Home Culture Maine Legalization Campaign Fights Back Challenging Their Disqualification

Maine Legalization Campaign Fights Back Challenging Their Disqualification


There are attempts to get recreational legalization on the 2016 ballots happening all over the United States right now – and Maine was excited to turn in a grand total of 99,229 signatures on February 1st.

It was a very sad day for Maine voters on March 2nd announcement by the Secretary of State Matt Dunlap determined that they had not meet the needed number of valid signatures to reach the ballots. Of those nearly 100,000 signatures they only needed roughly 61,000 signatures to be valid – and according to the secretary of state their final count was 51,543.
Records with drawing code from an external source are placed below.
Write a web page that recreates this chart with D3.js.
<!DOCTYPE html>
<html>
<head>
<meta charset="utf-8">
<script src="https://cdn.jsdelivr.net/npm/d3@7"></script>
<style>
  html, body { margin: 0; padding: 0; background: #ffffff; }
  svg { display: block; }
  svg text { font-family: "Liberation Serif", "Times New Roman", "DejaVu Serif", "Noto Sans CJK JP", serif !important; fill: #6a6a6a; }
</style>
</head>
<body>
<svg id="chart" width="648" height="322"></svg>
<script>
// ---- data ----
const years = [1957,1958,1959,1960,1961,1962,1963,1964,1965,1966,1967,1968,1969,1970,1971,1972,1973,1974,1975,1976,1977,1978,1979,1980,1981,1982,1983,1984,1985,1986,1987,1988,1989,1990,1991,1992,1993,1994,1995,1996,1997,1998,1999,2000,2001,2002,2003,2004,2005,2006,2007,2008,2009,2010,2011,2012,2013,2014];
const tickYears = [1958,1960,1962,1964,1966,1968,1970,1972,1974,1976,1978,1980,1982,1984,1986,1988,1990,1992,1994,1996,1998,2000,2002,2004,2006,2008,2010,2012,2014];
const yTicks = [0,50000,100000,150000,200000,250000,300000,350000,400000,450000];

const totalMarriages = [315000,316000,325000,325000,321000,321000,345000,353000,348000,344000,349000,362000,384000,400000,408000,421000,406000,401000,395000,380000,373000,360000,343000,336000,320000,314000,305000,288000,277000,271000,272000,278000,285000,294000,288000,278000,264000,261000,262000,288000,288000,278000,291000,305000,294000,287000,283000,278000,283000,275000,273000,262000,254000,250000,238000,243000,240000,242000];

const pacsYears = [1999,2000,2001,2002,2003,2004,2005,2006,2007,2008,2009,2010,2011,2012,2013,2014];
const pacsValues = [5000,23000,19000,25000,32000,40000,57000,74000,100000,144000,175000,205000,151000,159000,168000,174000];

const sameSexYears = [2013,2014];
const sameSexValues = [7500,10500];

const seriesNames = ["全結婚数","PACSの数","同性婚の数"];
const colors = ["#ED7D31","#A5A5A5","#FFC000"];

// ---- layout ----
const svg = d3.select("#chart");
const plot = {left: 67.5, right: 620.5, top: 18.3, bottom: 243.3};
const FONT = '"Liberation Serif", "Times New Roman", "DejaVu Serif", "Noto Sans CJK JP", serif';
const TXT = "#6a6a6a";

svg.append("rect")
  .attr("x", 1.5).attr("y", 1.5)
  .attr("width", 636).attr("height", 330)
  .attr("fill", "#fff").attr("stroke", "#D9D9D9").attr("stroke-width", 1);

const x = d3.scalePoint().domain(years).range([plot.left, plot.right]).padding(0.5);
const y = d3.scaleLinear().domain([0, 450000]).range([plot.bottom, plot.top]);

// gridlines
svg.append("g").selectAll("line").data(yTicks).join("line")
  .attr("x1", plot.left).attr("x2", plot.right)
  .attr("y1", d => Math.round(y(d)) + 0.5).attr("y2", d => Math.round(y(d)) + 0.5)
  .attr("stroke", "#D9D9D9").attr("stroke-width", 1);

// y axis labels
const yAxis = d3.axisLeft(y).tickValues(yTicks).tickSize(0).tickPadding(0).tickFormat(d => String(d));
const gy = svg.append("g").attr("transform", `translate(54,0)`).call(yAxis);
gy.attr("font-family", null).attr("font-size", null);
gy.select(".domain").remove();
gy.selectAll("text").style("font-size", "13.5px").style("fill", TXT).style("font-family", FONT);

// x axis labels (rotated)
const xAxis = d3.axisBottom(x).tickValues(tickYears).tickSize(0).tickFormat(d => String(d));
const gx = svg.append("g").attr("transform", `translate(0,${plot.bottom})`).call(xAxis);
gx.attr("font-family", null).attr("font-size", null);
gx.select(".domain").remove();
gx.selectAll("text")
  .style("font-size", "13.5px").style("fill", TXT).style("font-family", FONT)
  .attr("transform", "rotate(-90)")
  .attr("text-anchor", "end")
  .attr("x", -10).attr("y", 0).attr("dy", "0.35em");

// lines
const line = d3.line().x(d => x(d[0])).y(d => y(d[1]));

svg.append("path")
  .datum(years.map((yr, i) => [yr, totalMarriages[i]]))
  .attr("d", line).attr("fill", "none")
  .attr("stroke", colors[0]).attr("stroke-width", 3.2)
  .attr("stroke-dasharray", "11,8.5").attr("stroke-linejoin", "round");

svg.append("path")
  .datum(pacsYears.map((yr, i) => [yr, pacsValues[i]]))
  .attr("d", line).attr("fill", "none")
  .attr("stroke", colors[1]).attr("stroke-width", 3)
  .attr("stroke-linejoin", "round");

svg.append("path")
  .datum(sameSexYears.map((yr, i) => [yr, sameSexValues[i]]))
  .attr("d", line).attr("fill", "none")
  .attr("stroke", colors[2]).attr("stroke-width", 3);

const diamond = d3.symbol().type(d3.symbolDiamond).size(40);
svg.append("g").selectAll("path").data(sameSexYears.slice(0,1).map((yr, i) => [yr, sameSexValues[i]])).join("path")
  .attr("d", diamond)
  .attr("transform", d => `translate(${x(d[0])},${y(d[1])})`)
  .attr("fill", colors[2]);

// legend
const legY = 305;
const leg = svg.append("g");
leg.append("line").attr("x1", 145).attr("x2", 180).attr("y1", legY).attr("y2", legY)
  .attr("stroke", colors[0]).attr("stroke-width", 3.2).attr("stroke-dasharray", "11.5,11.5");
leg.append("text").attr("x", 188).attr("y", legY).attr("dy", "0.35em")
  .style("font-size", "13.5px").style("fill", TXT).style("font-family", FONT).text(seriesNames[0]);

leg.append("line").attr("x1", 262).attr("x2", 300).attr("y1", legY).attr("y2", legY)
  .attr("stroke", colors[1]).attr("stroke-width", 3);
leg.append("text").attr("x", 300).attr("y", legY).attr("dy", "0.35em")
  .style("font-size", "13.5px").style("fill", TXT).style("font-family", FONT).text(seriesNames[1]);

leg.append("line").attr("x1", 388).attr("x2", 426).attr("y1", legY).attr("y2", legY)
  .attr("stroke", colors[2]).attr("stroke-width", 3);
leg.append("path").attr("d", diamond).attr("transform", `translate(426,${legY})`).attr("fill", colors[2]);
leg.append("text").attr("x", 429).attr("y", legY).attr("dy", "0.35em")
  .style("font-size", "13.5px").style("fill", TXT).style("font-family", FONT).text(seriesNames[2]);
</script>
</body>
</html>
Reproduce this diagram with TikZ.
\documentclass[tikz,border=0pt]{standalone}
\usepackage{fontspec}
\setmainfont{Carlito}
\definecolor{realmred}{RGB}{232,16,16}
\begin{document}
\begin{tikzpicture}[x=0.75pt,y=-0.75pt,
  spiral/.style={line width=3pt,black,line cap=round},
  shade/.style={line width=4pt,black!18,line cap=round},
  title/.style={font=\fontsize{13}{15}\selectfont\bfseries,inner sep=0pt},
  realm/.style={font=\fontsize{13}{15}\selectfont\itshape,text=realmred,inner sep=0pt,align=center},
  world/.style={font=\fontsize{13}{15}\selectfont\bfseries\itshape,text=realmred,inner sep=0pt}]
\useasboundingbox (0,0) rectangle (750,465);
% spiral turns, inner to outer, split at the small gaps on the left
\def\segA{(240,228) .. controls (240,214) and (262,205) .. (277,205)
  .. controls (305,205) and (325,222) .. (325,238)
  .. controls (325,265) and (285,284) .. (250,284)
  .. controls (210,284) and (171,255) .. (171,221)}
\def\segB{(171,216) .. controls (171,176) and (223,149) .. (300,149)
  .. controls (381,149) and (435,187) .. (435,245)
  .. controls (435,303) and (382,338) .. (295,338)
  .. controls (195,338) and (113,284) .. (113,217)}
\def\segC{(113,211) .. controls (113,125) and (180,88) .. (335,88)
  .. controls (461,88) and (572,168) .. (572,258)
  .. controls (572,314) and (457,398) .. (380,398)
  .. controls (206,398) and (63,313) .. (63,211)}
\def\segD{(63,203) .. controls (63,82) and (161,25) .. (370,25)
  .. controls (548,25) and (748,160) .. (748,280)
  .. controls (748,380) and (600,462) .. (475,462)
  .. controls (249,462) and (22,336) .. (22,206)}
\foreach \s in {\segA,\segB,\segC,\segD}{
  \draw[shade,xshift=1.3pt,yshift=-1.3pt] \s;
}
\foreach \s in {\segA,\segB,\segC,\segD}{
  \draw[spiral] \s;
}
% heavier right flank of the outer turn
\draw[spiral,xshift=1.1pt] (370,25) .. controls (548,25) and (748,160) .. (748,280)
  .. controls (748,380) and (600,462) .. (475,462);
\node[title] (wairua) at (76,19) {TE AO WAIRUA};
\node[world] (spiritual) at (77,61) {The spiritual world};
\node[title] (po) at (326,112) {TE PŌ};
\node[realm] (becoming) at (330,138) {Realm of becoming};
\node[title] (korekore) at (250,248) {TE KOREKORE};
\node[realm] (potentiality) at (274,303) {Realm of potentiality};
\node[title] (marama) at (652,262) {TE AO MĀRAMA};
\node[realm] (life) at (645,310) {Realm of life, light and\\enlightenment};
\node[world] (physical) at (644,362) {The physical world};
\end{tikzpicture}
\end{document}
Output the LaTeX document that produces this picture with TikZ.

When explaining why so many signatures were invalid Dunlap claimed that 26,779 of the signatures were invalid because the signature of the notary on the petitions did not accurately reflect the signature they had on file.

At least 17,000 of those signatures were invalidated due to a single notary whose signature varied. Stavros Mendros was hired to collect signatures and signed 5,099 petitions which had collected the roughly 17,000 signatures – and due to a variance in his signature none of them are valid.

From the time of the decision there was 10 days open for the campaign backers to appeal and they did not disappoint. They have already opened a lawsuit claiming “there is no provision in the state constitution that permits the secretary of state to invalidate petitions or signatures based on his subjective visual evaluation for the signatures on the petitions”.

They are also claiming that when Dunlap did his review of the petitions that he did not review every single one – making his judgement on the first few seen with the notary signature that did not match that which was on file.

“We hope the secretary of state doesn’t disenfranchise 17,000 voters because of a handwriting technicality,” David Boyer, manager of the legalization campaign, said Thursday.

Some of the signatures that were omitted due to this technicality includes those of State Senator Eric Brakey and State Representative Diane Russell among thousands of others. Out of the 31,000 signatures that were disqualified only around 13,000 actually belonged to individuals who were not registered to vote.

Now that the lawsuit has been filed the Superior Court has 40 days from the March 2nd ruling to determine where the case goes. If they are unable to make a decision in Superior Court then there will be an additional 30 days for the Supreme Court to make a decision.

At this rate it could take up to 65 days before any action is taken on the matter – however that is assuming the courts wait until the last minute to make a decision. With November quickly approaching, hopefully Mainers will not be waiting for a decision that long.